The figure in the foreground adds nothing, however, by the time he left the view the cyclists were already gone, so I have resorted to a quick and dirty clone to remove him. This creates a much better image, although the cyclists are now bulls-eyeing the shot. A crop could fix this:
Although this is somewhat better from a framing sense, it has lost some of the sense of height that having the different figures in the frame was creating. I also think that the cyclists are a little too dominant in this image, from a pure landscape point of view, however, they make for an interesting composition for me. This shot also screams summer, the goal for assignment 1.
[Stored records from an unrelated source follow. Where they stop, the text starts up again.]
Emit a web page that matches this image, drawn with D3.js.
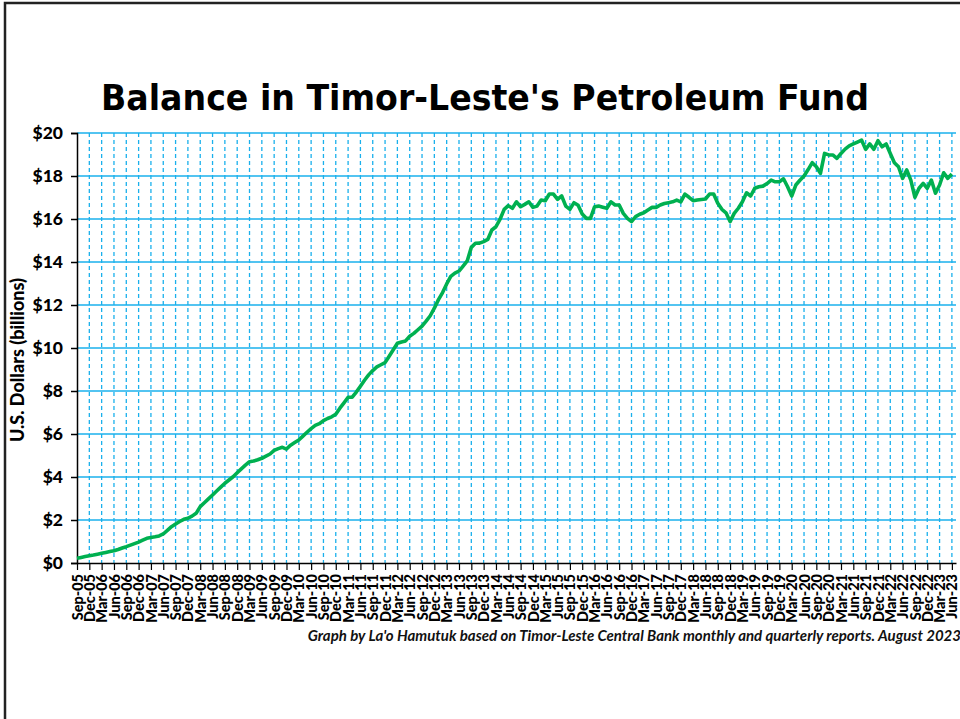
<!DOCTYPE html>
<html>
<head>
<meta charset="utf-8">
<script src="https://cdn.jsdelivr.net/npm/d3@7"></script>
<style>
  html, body { margin: 0; padding: 0; background: #fff; }
  svg { display: block; }
</style>
</head>
<body>
<svg id="chart" width="960" height="719"></svg>
<script>
// ---- Data (monthly balance, US$ billions, starting Sep-05) ----
const startMonth = "Sep-05";
const balance = [
  0.22, 0.26, 0.30, 0.34,                                                  // 2005 Sep-Dec
  0.37, 0.41, 0.45, 0.49, 0.53, 0.57, 0.63, 0.70, 0.76, 0.83, 0.90, 0.97,  // 2006
  1.06, 1.15, 1.19, 1.22, 1.26, 1.35, 1.52, 1.69, 1.81, 1.93, 2.03, 2.08,  // 2007
  2.18, 2.31, 2.62, 2.80, 2.98, 3.16, 3.35, 3.53, 3.71, 3.86, 4.01, 4.20,  // 2008
  4.38, 4.55, 4.71, 4.74, 4.80, 4.87, 4.97, 5.07, 5.24, 5.32, 5.38, 5.30,  // 2009
  5.48, 5.60, 5.72, 5.90, 6.08, 6.25, 6.40, 6.48, 6.62, 6.72, 6.80, 6.92,  // 2010
  7.20, 7.45, 7.71, 7.71, 7.95, 8.22, 8.50, 8.75, 8.95, 9.12, 9.22, 9.32,  // 2011
  9.62, 9.92, 10.22, 10.28, 10.33, 10.55, 10.68, 10.85, 11.02, 11.25, 11.50, 11.85, // 2012
  12.25, 12.58, 12.98, 13.33, 13.48, 13.58, 13.81, 14.05, 14.68, 14.87, 14.88, 14.95, // 2013
  15.05, 15.49, 15.64, 15.99, 16.45, 16.62, 16.50, 16.80, 16.57, 16.68, 16.80, 16.54, // 2014
  16.60, 16.88, 16.85, 17.16, 17.16, 16.91, 17.07, 16.60, 16.45, 16.76, 16.64, 16.23, // 2015
  16.03, 16.03, 16.57, 16.60, 16.55, 16.50, 16.80, 16.65, 16.65, 16.26, 16.03, 15.88, // 2016
  16.11, 16.22, 16.29, 16.42, 16.54, 16.54, 16.65, 16.72, 16.76, 16.80, 16.88, 16.80, // 2017
  17.16, 17.01, 16.85, 16.88, 16.91, 16.93, 17.16, 17.16, 16.73, 16.45, 16.29, 15.88, // 2018
  16.26, 16.50, 16.80, 17.22, 17.07, 17.43, 17.50, 17.53, 17.65, 17.81, 17.73, 17.73, // 2019
  17.87, 17.50, 17.07, 17.58, 17.80, 18.00, 18.30, 18.62, 18.43, 18.12, 19.05, 18.98, // 2020
  18.98, 18.82, 19.05, 19.25, 19.40, 19.49, 19.58, 19.67, 19.24, 19.49, 19.24, 19.64, // 2021
  19.36, 19.49, 19.05, 18.62, 18.43, 17.89, 18.28, 17.81, 17.01, 17.43, 17.66, 17.43, // 2022
  17.81, 17.20, 17.58, 18.15, 17.89, 18.09                                 // 2023 Jan-Jun
];

const xTickLabels = [
  "Sep-05","Dec-05",
  "Mar-06","Jun-06","Sep-06","Dec-06",
  "Mar-07","Jun-07","Sep-07","Dec-07",
  "Mar-08","Jun-08","Sep-08","Dec-08",
  "Mar-09","Jun-09","Sep-09","Dec-09",
  "Mar-10","Jun-10","Sep-10","Dec-10",
  "Mar-11","Jun-11","Sep-11","Dec-11",
  "Mar-12","Jun-12","Sep-12","Dec-12",
  "Mar-13","Jun-13","Sep-13","Dec-13",
  "Mar-14","Jun-14","Sep-14","Dec-14",
  "Mar-15","Jun-15","Sep-15","Dec-15",
  "Mar-16","Jun-16","Sep-16","Dec-16",
  "Mar-17","Jun-17","Sep-17","Dec-17",
  "Mar-18","Jun-18","Sep-18","Dec-18",
  "Mar-19","Jun-19","Sep-19","Dec-19",
  "Mar-20","Jun-20","Sep-20","Dec-20",
  "Mar-21","Jun-21","Sep-21","Dec-21",
  "Mar-22","Jun-22","Sep-22","Dec-22",
  "Mar-23","Jun-23"
];
const yTicks = [0, 2, 4, 6, 8, 10, 12, 14, 16, 18, 20];

const titleText = "Balance in Timor-Leste's Petroleum Fund";
const yAxisTitle = "U.S. Dollars (billions)";
const footnote = "Graph by La'o Hamutuk based on Timor-Leste Central Bank monthly and quarterly reports. August 2023";

// ---- Layout ----
const plot = { left: 77, right: 956, top: 133, bottom: 563 };
const gridColor = "#1ab0ec";
const lineColor = "#00b050";
const fontFam = "Lato, 'Open Sans', 'Liberation Sans', sans-serif";

const svg = d3.select("#chart");

// frame
svg.append("rect")
  .attr("x", 5).attr("y", 3)
  .attr("width", 1000).attr("height", 760)
  .attr("fill", "none").attr("stroke", "#222").attr("stroke-width", 2.5);

const x = d3.scaleLinear().domain([0, 214]).range([plot.left, plot.right]);
const y = d3.scaleLinear().domain([0, 20]).range([plot.bottom, plot.top]);

const xTickValues = xTickLabels.map((d, i) => i * 3);

// vertical dashed gridlines
svg.append("g")
  .selectAll("line")
  .data(xTickValues.filter(v => v > 0))
  .join("line")
  .attr("x1", d => x(d)).attr("x2", d => x(d))
  .attr("y1", plot.top).attr("y2", plot.bottom)
  .attr("stroke", gridColor).attr("stroke-width", 1.3)
  .attr("stroke-dasharray", "4,3");

// horizontal gridlines
svg.append("g")
  .selectAll("line")
  .data(yTicks.filter(v => v > 0))
  .join("line")
  .attr("x1", plot.left).attr("x2", plot.right)
  .attr("y1", d => y(d)).attr("y2", d => y(d))
  .attr("stroke", gridColor).attr("stroke-width", 1.6);

// y axis
const yAxis = svg.append("g")
  .attr("transform", `translate(${plot.left},0)`)
  .call(d3.axisLeft(y).tickValues(yTicks).tickSize(6).tickPadding(8)
        .tickFormat(d => "$" + d));
yAxis.select(".domain").attr("stroke", "#000").attr("stroke-width", 1.5);
yAxis.selectAll(".tick line").attr("stroke", "#000").attr("stroke-width", 1.5);
yAxis.selectAll(".tick text")
  .attr("font-family", fontFam).attr("font-weight", "900")
  .attr("font-size", 17.5).attr("fill", "#000");

// x axis
const xAxis = svg.append("g")
  .attr("transform", `translate(0,${plot.bottom})`)
  .call(d3.axisBottom(x).tickValues(xTickValues).tickSize(7).tickSizeOuter(0)
        .tickFormat((d, i) => xTickLabels[i]));
xAxis.select(".domain").attr("stroke", "#000").attr("stroke-width", 1.5);
xAxis.selectAll(".tick line").attr("stroke", "#000").attr("stroke-width", 1.2);
xAxis.selectAll(".tick text")
  .attr("font-family", fontFam).attr("font-weight", "900")
  .attr("font-size", 14.5).attr("fill", "#000")
  .attr("text-anchor", "end")
  .attr("dy", "0.35em")
  .attr("transform", "translate(0,2) rotate(-90)")
  .attr("x", -9).attr("y", 0);

// line
const line = d3.line()
  .x((d, i) => x(i))
  .y(d => y(d));
svg.append("path")
  .datum(balance)
  .attr("d", line)
  .attr("fill", "none")
  .attr("stroke", lineColor)
  .attr("stroke-width", 3.6)
  .attr("stroke-linejoin", "round");

// title
svg.append("text")
  .attr("x", 101).attr("y", 110)
  .attr("font-family", "'DejaVu Sans', Verdana, sans-serif")
  .attr("font-weight", "bold")
  .attr("font-size", 36)
  .attr("textLength", 768)
  .attr("lengthAdjust", "spacingAndGlyphs")
  .attr("fill", "#000")
  .text(titleText);

// y axis title
svg.append("text")
  .attr("transform", `translate(24,${(plot.top + plot.bottom) / 2 + 12}) rotate(-90)`)
  .attr("text-anchor", "middle")
  .attr("font-family", fontFam).attr("font-weight", "900")
  .attr("font-size", 18).attr("fill", "#000")
  .text(yAxisTitle);

// footnote
svg.append("text")
  .attr("x", 961).attr("y", 641)
  .attr("text-anchor", "end")
  .attr("font-family", fontFam).attr("font-weight", "bold").attr("font-style", "italic")
  .attr("font-size", 15).attr("fill", "#111")
  .text(footnote);
</script>
</body>
</html>
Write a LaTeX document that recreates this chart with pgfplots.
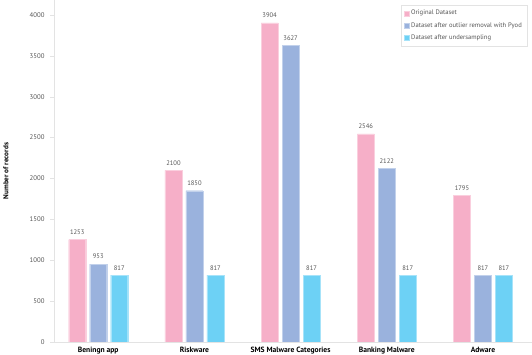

An alternative use of people in the frame is to make them the subject of the shot as in the next view, a very simple landscape idea, but again very reminiscent of summer in the city.
Having climbed the hill, there is a spectacular view over the city of Munich, and a great vantage over the the Olympic site. The next 3 shots all use the tower as the subject, using people in the foreground to add scale, Each is taken from a very different location, however the rotational symmetry of the tower makes it look the same from all angles.
The high vantage point of the hill offers a variety of ways to isolate people in the landscape, especially using a telephoto, as has been used for the next 3 images. In the first I tried to compose the swan boat as a point to juxtapose against the people walking along the path, I was too slow, however, I still find this to be an interesting illustration of another element of the use of the Olympic park.
So far I have featured the tower but not the sports stadiums that are the purpose for the park. This shot down into the athletics stadium and former FC Bayern Muenchen home ground, uses the people in the foreground as scale for the vast size of the building.
My final shot shows another aspect of the Olympic area, its proximity to that other great Munich icon, BMW. The building in the background is the company HQ built in the form of a 4 cylinder engine. The cyclists and boat add two bright red points contrasting with the greens and blues of the landscape.
Using people in the landscape is an effective way of adding not only scale, but also adding use of the space. Provided the figures are large enough their activity adds context to the landscape.
A final comment is about style. When I looked at these images again, I found that I am still very actively adding punchy contrast and colour into the composition, something I find hard to resist, because I find it very aesthetically pleasing. I wonder if I have been influenced in my formative years by the display of postcards the decorated my parents kitchen. My parents lived abroad several times and this resulted in meeting many people from varied places and keeping contact through postcards, usually gaudy bright objects.
A recent article in the Independent brought my attention to this fact and I was quite surprised to find that many of my images had the same colour feel to them:
I am sure several of his postcards were pasted on our kitchen door, slowly inculcating the bright colours into my brain - I am a child of the 60's growing up in the 70's, so bright vivid colour was a strong element in my first 16 years of life.